MANILA, Philippines -- Franz Pumaren sees plenty of benefits to allowing foreign student-athletes to play in collegiate leagues -- from leveling the playing field to improving the skills of local players.

Thus, the Adamson University head coach was quite surprised at the decision of the NCAA to ban "imports" starting next year, when it holds its 96th season.

"I was surprised nga, how come… Of course, it's the decision of the board of the NCAA. Why did they remove it? Kasi ako -- it's my own opinion -- if I'm a small school compared to the other big schools in the NCAA, only way for me to compete is to get an import eh," said Pumaren during a recent appearance on the "Coaches Unfiltered" podcast.

"At least kahit papaano, you can compete with them," he added.

The NCAA Management Committee confirmed in June that it will push through with the decision to ban foreign student-athletes, with chairman Fr. Vic Calvo of Colegio de San Juan de Letran claiming that they have done "more harm than good."

"At the moment, majority of the NCAA schools agree na mas maraming negative na nadudulot 'yung presence ng import," Calvo said.

It's a sentiment that Pumaren does not agree with. He believes that having foreign student-athletes will help smaller schools compete, especially given the landscape of recruitment in the collegiate leagues.

"Unang-una, when it comes to recruiting local players ang first option nila is 'yung so-called big schools eh so doon mahihirapan ka na agad eh," he said.

"At least with the imports, you can level the playing field especially if you're lucky that you're able to get a good import," he added.

Moreover, Pumaren believes that having foreign players in the league will benefit the locals -- something that has been said by former NCAA Most Valuable Player Raymond Almazan and UAAP Mythical Team member Justine Baltazar. Almazan has said that playing against "imports" prepared him for the PBA, and Baltazar credited his battles with Cameroonian star Ben Mbala in their practices with elevating his game.

"It's a good training ground for local players," said Pumaren. "Could you just imagine, day in day out, 'yan ang bantay ng local players ng college players, then when you play against the opposing college teams, they play against the import."

"It improves the quality of the game and it improves the level of competition. At the same time 'yung local players it improves their skills eh. So for me, I’m for it," he said.

Pumaren has coached two foreign student-athletes during his time in Adamson -- Papi Sarr and Lenda Douanga.

There is one thing that Pumaren would change, however. He is not a fan of how foreign student-athletes have been dominating the awards scene in the UAAP, particularly in recent years.

"Imports" have won the UAAP Most Valuable Player award for the past four seasons, with Soulemane Chabi Yo of University of Santo Tomas winning the top individual trophy in Season 82. 

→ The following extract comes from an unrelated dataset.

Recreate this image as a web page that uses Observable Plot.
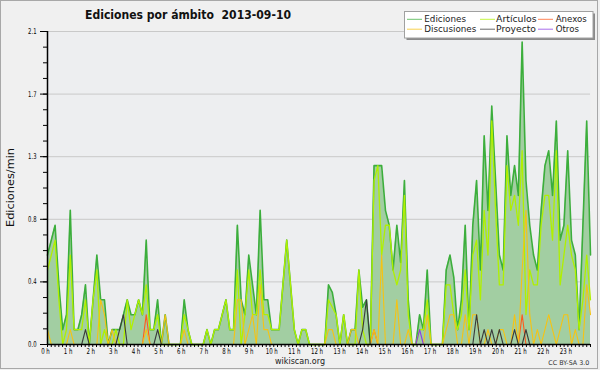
<!DOCTYPE html>
<html><head><meta charset="utf-8">
<script src="https://cdn.jsdelivr.net/npm/d3@7"></script>
<script src="https://cdn.jsdelivr.net/npm/@observablehq/plot@0.6"></script>
<style>
html,body{margin:0;padding:0;background:#f0f0f0;}
#wrap{position:relative;width:600px;height:370px;overflow:hidden;background:#f0f0f0;}
#wrap svg{position:absolute;left:0;top:0;}
</style></head><body><div id="wrap"></div>
<script>
// 10-minute bins, 144 per day, edits per minute
const ediciones = [
0.6,0.7,0.8,0.4,0.1,0.2,0.9,0.1,0.1,0.2,0.4,0,
0.3,0.6,0.3,0.3,0,0.1,0.1,0.1,0.2,0.3,0.2,0.2,
0.3,0.2,0.7,0.1,0.1,0.3,0,0.2,0,0,0,0,
0.3,0.1,0,0,0,0,0.1,0,0.1,0.1,0.2,0.3,
0.1,0.1,0.8,0.3,0.2,0.6,0.4,0.2,0.9,0.3,0.3,0.1,
0.1,0.1,0.4,0.7,0.4,0.1,0,0.1,0.1,0,0,0,
0,0,0.4,0.35,0.2,0,0.2,0,0.1,0.1,0.5,0.25,
0.3,0,1.2,1.2,1.2,0.9,0.8,0.5,0.8,0.55,1.1,0.3,
0,0,0.2,0.1,0.5,0,0,0,0,0.5,0.6,0.45,
0.1,0.3,0.8,0.1,0.8,1.1,0.5,1.4,0.9,1.6,1.1,0.6,
0.5,1.4,1.0,1.2,1.0,2.03,1.1,0.8,0.6,0.5,0.9,1.2,
1.3,1.0,1.5,0.7,0.8,1.3,0.7,0.6,0.1,0.8,1.5,0.6];
const articulos = [
0.5,0.6,0.7,0.3,0,0.1,0.6,0.1,0.1,0.1,0.3,0,
0.3,0.5,0,0.1,0,0,0.1,0,0,0.3,0.1,0.2,
0.3,0.2,0.4,0.1,0.1,0.2,0,0,0,0,0,0,
0.2,0.1,0,0,0,0,0.1,0,0.1,0.1,0.2,0.3,
0.1,0.1,0.5,0,0.2,0.5,0.2,0.2,0.5,0.2,0.2,0.1,
0.1,0.1,0.4,0.7,0.4,0.1,0,0.1,0.1,0,0,0,
0,0,0.3,0.25,0.2,0,0.2,0,0,0,0.5,0.1,
0,0,1.1,1.2,0.6,0.8,0.8,0.5,0.4,0.5,1.0,0.2,
0,0,0.1,0.1,0.3,0,0,0,0,0.4,0.4,0.2,
0.1,0.2,0.5,0.1,0.6,0.7,0.3,0.9,0.6,1.5,0.9,0.4,
0.4,1.2,0.9,1.0,0.8,1.3,0.2,0.5,0.4,0.4,0.8,1.0,
1.0,0.7,1.3,0.4,0.6,0.8,0.6,0.5,0.1,0.3,0.6,0.3];
const anexos = [
0,0,0,0,0,0,0,0,0,0,0,0,
0,0,0,0,0,0,0,0,0,0,0,0,
0,0,0.2,0,0,0,0,0,0,0,0,0,
0,0,0,0,0,0,0,0,0,0,0,0,
0,0,0,0,0,0,0,0,0,0,0,0,
0,0,0,0,0,0,0,0,0,0,0,0,
0,0,0,0,0,0,0,0,0,0,0,0,
0,0,0.1,0,0,0,0,0,0,0,0,0,
0,0,0,0,0,0,0,0,0,0,0,0,
0,0,0,0,0,0,0,0,0,0,0,0,
0,0,0,0,0,0.2,0,0,0,0,0,0,
0,0,0,0,0,0,0,0,0,0,0,0];
const discusiones = [
0.1,0,0,0,0,0,0.1,0,0,0,0,0,
0,0,0.3,0.2,0,0.1,0,0,0,0,0,0,
0,0,0.1,0,0,0,0,0.2,0,0,0,0,
0.1,0,0,0,0,0,0,0,0,0,0,0,
0,0,0.3,0.3,0,0.1,0.2,0,0.4,0.1,0.1,0,
0,0,0,0,0,0,0,0,0,0,0,0,
0,0,0.1,0.1,0,0,0,0,0.1,0.1,0,0,
0,0,0.1,0,0.6,0,0,0,0.3,0,0,0.1,
0,0,0,0,0.2,0,0,0,0,0.1,0.2,0.2,
0,0,0.2,0,0.2,0.2,0,0,0.1,0,0,0.1,
0.1,0,0,0.2,0,0.5,0.9,0.2,0,0.1,0,0.1,
0.2,0.1,0,0.1,0.2,0.2,0,0.1,0,0,0.4,0.2];
const proyecto = [
0,0,0,0,0,0,0,0,0,0,0.1,0,
0,0,0,0,0,0,0,0.1,0.2,0,0,0,
0,0,0,0,0,0.1,0,0,0,0,0,0,
0,0,0,0,0,0,0,0,0,0,0,0,
0,0,0,0,0,0,0,0,0,0,0,0,
0,0,0,0,0,0,0,0,0,0,0,0,
0,0,0,0,0,0,0,0,0,0,0,0.1,
0.3,0,0,0,0,0,0,0,0,0,0,0,
0,0,0,0,0,0,0,0,0,0,0,0,
0,0,0,0,0,0.2,0,0.1,0,0.1,0,0.1,
0,0,0,0.1,0,0,0.1,0,0,0,0,0,
0,0,0,0,0,0,0,0,0,0,0,0];
const otros = [
0,0,0,0,0,0,0,0,0,0,0,0,
0,0,0,0,0,0,0,0,0,0,0,0,
0,0,0,0,0,0,0,0,0,0,0,0,
0,0,0,0,0,0,0,0,0,0,0,0,
0,0,0,0,0,0,0,0,0,0,0,0,
0,0,0,0,0,0,0,0,0,0,0,0,
0,0,0,0,0,0,0,0,0,0,0,0,
0,0,0,0,0,0,0,0,0,0,0,0,
0,0,0.1,0,0,0,0,0,0,0,0,0,
0,0,0,0,0,0,0,0,0,0,0,0,
0,0,0,0,0,0,0,0,0,0,0,0,
0,0,0,0,0,0,0,0,0,0,0,0];
const seriesNames = ["Ediciones","Artículos","Anexos","Discusiones","Proyecto","Otros"];
const hourLabels = d3.range(24).map(h => h + " h");
const yTickValues = [0, 0.42, 0.84, 1.26, 1.68, 2.1];
const titleText = "Ediciones por ámbito  2013-09-10";
const yLabelText = "Ediciones/min";
const siteText = "wikiscan.org";
const licenseText = "CC BY-SA 3.0";

// styles
const colors = {Ediciones:"#3cae3c", "Artículos":"#b0f000", Anexos:"#ff5a1e", Discusiones:"#f5c314", Proyecto:"#3a3a3a", Otros:"#8c3ce6"};
const fillColor = "#a2cea2";
const seriesData = {Ediciones: ediciones, "Artículos": articulos, Anexos: anexos, Discusiones: discusiones, Proyecto: proyecto, Otros: otros};
const widths = {Ediciones:1.6, "Artículos":1.3, Anexos:1.1, Discusiones:1.1, Proyecto:1.1, Otros:1.1};

const N = ediciones.length;               // 144 points spread over the full width
const step = (N - 1) / 144;                // 10-minute axis step in index units
const tenMin = d3.range(145).map(k => k * step);
const hourPos = d3.range(24).map(h => h * 6 * step);
const minorY = d3.range(21).map(k => k * 0.105);
const ix = (d, i) => i, iy = d => d;

const chart = Plot.plot({
  width: 600, height: 370,
  marginTop: 31, marginBottom: 26, marginLeft: 47, marginRight: 10,
  style: {background: "transparent", fontFamily: "DejaVu Sans", fontSize: "8px", color: "#000"},
  x: {domain: [0, N - 1]},
  y: {domain: [0, 2.1]},
  marks: [
    Plot.frame({fill: "#edeef0", stroke: null}),
    Plot.gridY(yTickValues, {stroke: "#c9c9c9", strokeOpacity: 1}),
    Plot.areaY(ediciones, {x: ix, y: iy, fill: fillColor}),
    ...seriesNames.map(n => Plot.lineY(seriesData[n], {x: ix, y: iy, stroke: colors[n], strokeWidth: widths[n]})),
    Plot.axisY(minorY, {tickSize: 4, tickFormat: () => "", label: null}),
    Plot.axisY(yTickValues, {tickSize: 7, tickPadding: 4, tickFormat: d3.format(".1f"), label: null}),
    Plot.axisX(tenMin, {tickSize: 3, tickFormat: () => "", label: null}),
    Plot.axisX(hourPos, {tickSize: 0, tickPadding: 4, dx: -2, label: null,
      tickFormat: d => hourLabels[Math.round(d / (6 * step))]}),
    Plot.ruleY([0], {stroke: "#000", strokeWidth: 1.5}),
    Plot.ruleX([0], {stroke: "#000", strokeWidth: 1.5})
  ]
});
const root = document.getElementById("wrap");
root.appendChild(chart);

function squeeze(sel, s) {
  chart.querySelectorAll(sel).forEach(t => {
    const x = +t.getAttribute("x") || 0, y = +t.getAttribute("y") || 0;
    const tr = t.getAttribute("transform") || "";
    t.setAttribute("transform", `${tr} translate(${x},${y}) scale(${s},1) translate(${-x},${-y})`);
  });
}
squeeze('g[aria-label="y-axis tick label"] text', 0.66);
squeeze('g[aria-label="x-axis tick label"] text', 0.68);

// overlay: title, axis label, legend, footer
const ov = d3.select(root).append("svg").attr("width", 600).attr("height", 370)
  .style("font-family", "DejaVu Sans");
ov.append("rect").attr("x", 0.5).attr("y", 0.5).attr("width", 597).attr("height", 368)
  .attr("fill", "none").attr("stroke", "#a8a8a8");
ov.append("text").attr("x", 85).attr("y", 18.5).attr("font-size", 12.5).attr("font-weight", "bold")
  .style("white-space", "pre").attr("xml:space", "preserve")
  .attr("textLength", 206).attr("lengthAdjust", "spacingAndGlyphs").attr("fill", "#111").text(titleText);
ov.append("text").attr("transform", "translate(13.5,187.5) rotate(-90)").attr("text-anchor", "middle")
  .attr("font-size", 10).attr("textLength", 79).attr("lengthAdjust", "spacingAndGlyphs").attr("fill", "#111").text(yLabelText);
ov.append("text").attr("x", 275).attr("y", 364.3).attr("font-size", 8.5)
  .attr("textLength", 50).attr("lengthAdjust", "spacingAndGlyphs").attr("fill", "#222").text(siteText);
ov.append("text").attr("x", 548.3).attr("y", 365).attr("font-size", 6.5)
  .attr("textLength", 41).attr("lengthAdjust", "spacingAndGlyphs").attr("fill", "#333").text(licenseText);

// legend
const lg = ov.append("g");
lg.append("rect").attr("x", 406.5).attr("y", 13.5).attr("width", 188.5).attr("height", 26.5).attr("fill", "#8a8a8a");
lg.append("rect").attr("x", 404.5).attr("y", 11.5).attr("width", 188.5).attr("height", 26.5).attr("fill", "#fff").attr("stroke", "#a0a0a0");
const colSample = [407, 480, 538], colText = [424.3, 496, 555.7], rowY = [19.3, 29.2];
const textLen = {Ediciones: 41.7, "Artículos": 40.7, Anexos: 31, Discusiones: 52, Proyecto: 40, Otros: 23.3};
seriesNames.forEach((n, k) => {
  const c = k % 3, r = Math.floor(k / 3);
  lg.append("line").attr("x1", colSample[c]).attr("x2", colSample[c] + 15)
    .attr("y1", rowY[r]).attr("y2", rowY[r]).attr("stroke", colors[n]).attr("stroke-width", 1).attr("stroke-opacity", 0.75);
  lg.append("text").attr("x", colText[c]).attr("y", rowY[r] + 3.1).attr("font-size", 8.7)
    .attr("textLength", textLen[n]).attr("lengthAdjust", "spacingAndGlyphs").attr("fill", "#222").text(n);
});
</script></body></html>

Pumaren suggests that imports should instead have a separate award, much like how the NCAA gave out a "Best Foreign Player" plum in Season 95 -- the last year where they would be allowed to play.

"I proposed this already to our board representative, dapat sa UAAP hindi nagiging MVP ang import. They should be classified as best (foreign) student-athlete," he said. "Kasi lugi na eh. I think sa NCAA, there was one time 'yung mythical team yata, puro import."

"Hindi eh. 'Yun ang opinion ko, kaya nga sa PBA, 'di ba, wala ngang nag-MVP na import dahil import 'yan eh. Best Import," he stressed. "Kasi kawawa 'yung locals eh. That's my opinion. It's up to the board if they want to decide on that one."